Roadshows are therefore not merely presentation exercises. They are trust-building exercises.
Why Simplicity Builds Confidence
Sophisticated investors are often skeptical of overly complicated explanations. Clear communication suggests management genuinely understands the business. Excessive jargon sometimes creates suspicion that leadership is hiding weaknesses behind complexity.
16. Preparing the Company for Life After the IPO
Experienced investors know that the IPO itself is not the ultimate challenge. Remaining a trusted public company is far harder.
Therefore, investors assess whether the CFO has prepared the organization for:
- Quarterly earnings pressure
- Public reporting timelines
- Analyst expectations
- Shareholder activism
- Regulatory scrutiny
- Continuous disclosure obligations
- Market volatility
Companies that appear operationally unprepared for public market life often face valuation pressure.
Strong CFOs build sustainable reporting cultures before listing occurs.
This includes:
- Fast close processes
- Board reporting discipline
- Forecast governance
- Cross-functional accountability
- Disclosure review structures
- Investor relations capabilities
17. The Role of Ethics in Investor Confidence
Ethics and integrity are central to investor trust.
Financial scandals have repeatedly shown that even highly profitable companies can collapse when ethical culture deteriorates.
Before IPOs, investors therefore examine:
- Management integrity
- Tone from leadership
- Governance culture
- Whistleblower systems
- Compliance history
- Regulatory interactions
CFOs play a major role in establishing ethical financial cultures.
A finance organization that prioritizes transparency, accountability, and disciplined reporting sends strong positive signals to investors.
In contrast, aggressive earnings manipulation, hidden liabilities, or opaque disclosures can permanently damage investor trust.
18. Common Mistakes That Destroy Investor Confidence
Many IPO candidates weaken investor confidence through avoidable mistakes.
Common Confidence-Destroying Errors
- Overly aggressive forecasting
- Inconsistent financial metrics
- Weak internal controls
- Late audit adjustments
- Poor disclosure quality
- Defensive communication
- Unclear business models
- Hidden operational risks
- Frequent strategy changes
- Poor governance preparation
These issues often create the perception that management lacks operational control.
Public markets are highly sensitive to uncertainty. Even small concerns can amplify rapidly once negative narratives emerge.
19. Why Investor Confidence Continues After Listing
Building investor confidence is not a one-time IPO project.

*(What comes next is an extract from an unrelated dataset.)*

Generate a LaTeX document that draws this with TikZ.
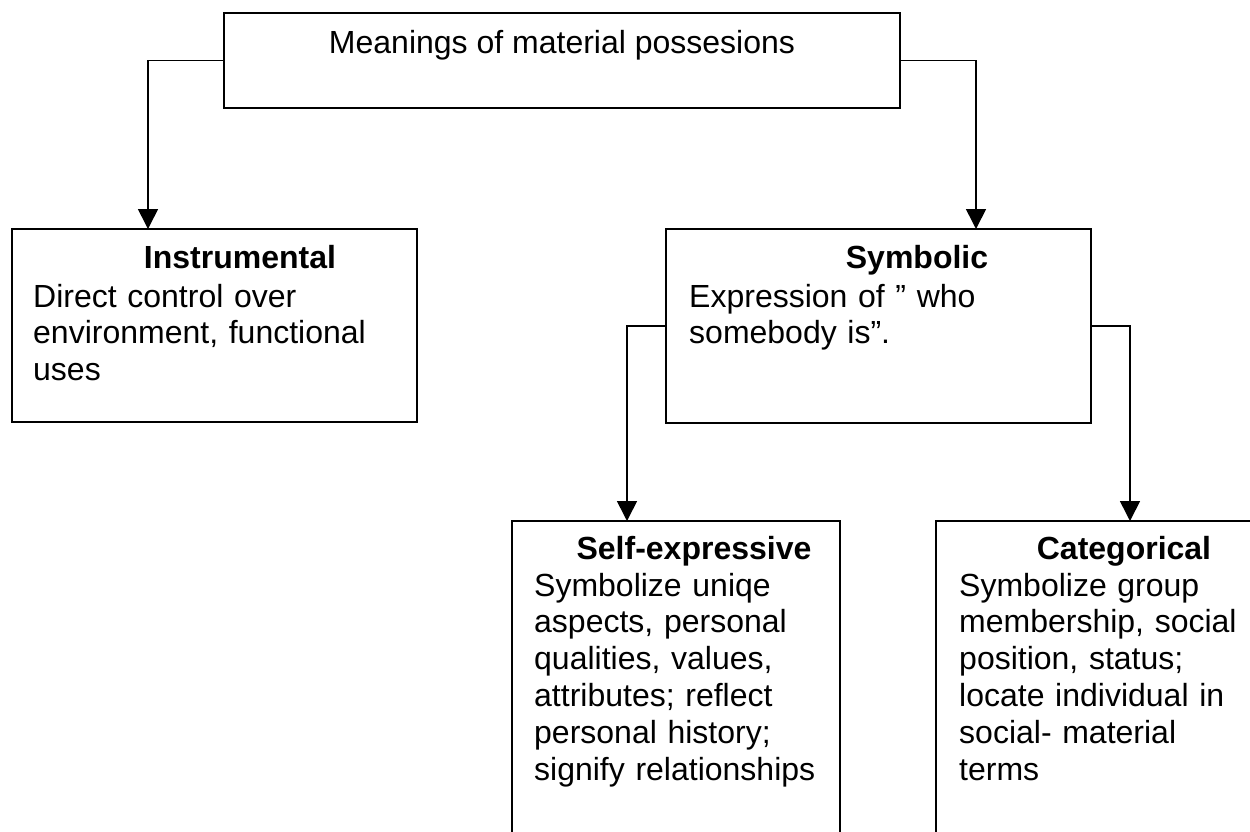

It becomes a permanent responsibility.
After listing, the CFO must continue reinforcing trust through:
- Reliable quarterly reporting
- Consistent guidance
- Transparent disclosures
- Strong governance
- Capital discipline
- Strategic execution
Public investors remember management behavior over time. Companies that repeatedly communicate honestly and execute consistently often develop stronger long-term market support.

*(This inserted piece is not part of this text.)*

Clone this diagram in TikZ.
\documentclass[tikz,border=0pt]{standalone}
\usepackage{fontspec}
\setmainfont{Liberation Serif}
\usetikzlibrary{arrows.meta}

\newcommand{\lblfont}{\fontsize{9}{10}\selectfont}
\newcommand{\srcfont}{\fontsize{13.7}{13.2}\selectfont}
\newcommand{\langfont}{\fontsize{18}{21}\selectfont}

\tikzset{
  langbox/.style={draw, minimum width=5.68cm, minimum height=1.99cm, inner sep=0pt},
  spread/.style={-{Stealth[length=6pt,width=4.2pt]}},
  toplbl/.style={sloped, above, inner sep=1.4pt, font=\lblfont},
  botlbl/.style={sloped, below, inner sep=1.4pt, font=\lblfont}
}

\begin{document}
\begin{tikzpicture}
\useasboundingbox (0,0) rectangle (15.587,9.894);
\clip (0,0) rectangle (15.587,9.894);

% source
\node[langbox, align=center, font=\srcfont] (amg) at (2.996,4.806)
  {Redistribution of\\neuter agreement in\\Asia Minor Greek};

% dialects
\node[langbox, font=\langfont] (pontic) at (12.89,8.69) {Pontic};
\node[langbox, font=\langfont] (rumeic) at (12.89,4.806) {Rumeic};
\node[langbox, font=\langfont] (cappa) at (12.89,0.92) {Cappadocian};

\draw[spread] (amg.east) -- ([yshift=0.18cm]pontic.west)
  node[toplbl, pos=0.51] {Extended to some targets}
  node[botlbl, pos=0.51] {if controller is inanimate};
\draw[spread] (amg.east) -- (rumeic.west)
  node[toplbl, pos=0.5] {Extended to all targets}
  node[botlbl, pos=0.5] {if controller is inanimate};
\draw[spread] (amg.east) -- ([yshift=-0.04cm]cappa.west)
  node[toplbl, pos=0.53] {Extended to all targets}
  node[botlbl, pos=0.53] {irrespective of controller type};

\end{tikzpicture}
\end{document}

Trust compounds in capital markets just as reputation compounds in business.
20. The Strategic Reality Behind IPO Success
At its core, a successful IPO is not simply about growth metrics or valuation engineering. It is about institutional trust.
The CFO becomes the bridge between the company’s internal reality and the market’s external perception. Investors want evidence that the business can scale responsibly, report accurately, manage risk intelligently, and allocate capital wisely.
This is why the best IPO CFOs are not merely accountants. They are strategists, communicators, governance leaders, operational thinkers, and trust architects.
Before an IPO, investors ask themselves a critical question:
“Can this company be trusted with public capital?”
Every financial report, operational metric, governance process, forecast model, investor presentation, and executive conversation contributes to answering that question.
Ultimately, investor confidence is built through discipline repeated consistently over time. The CFO leads that discipline.
And in public markets, confidence is often the most valuable asset a company possesses.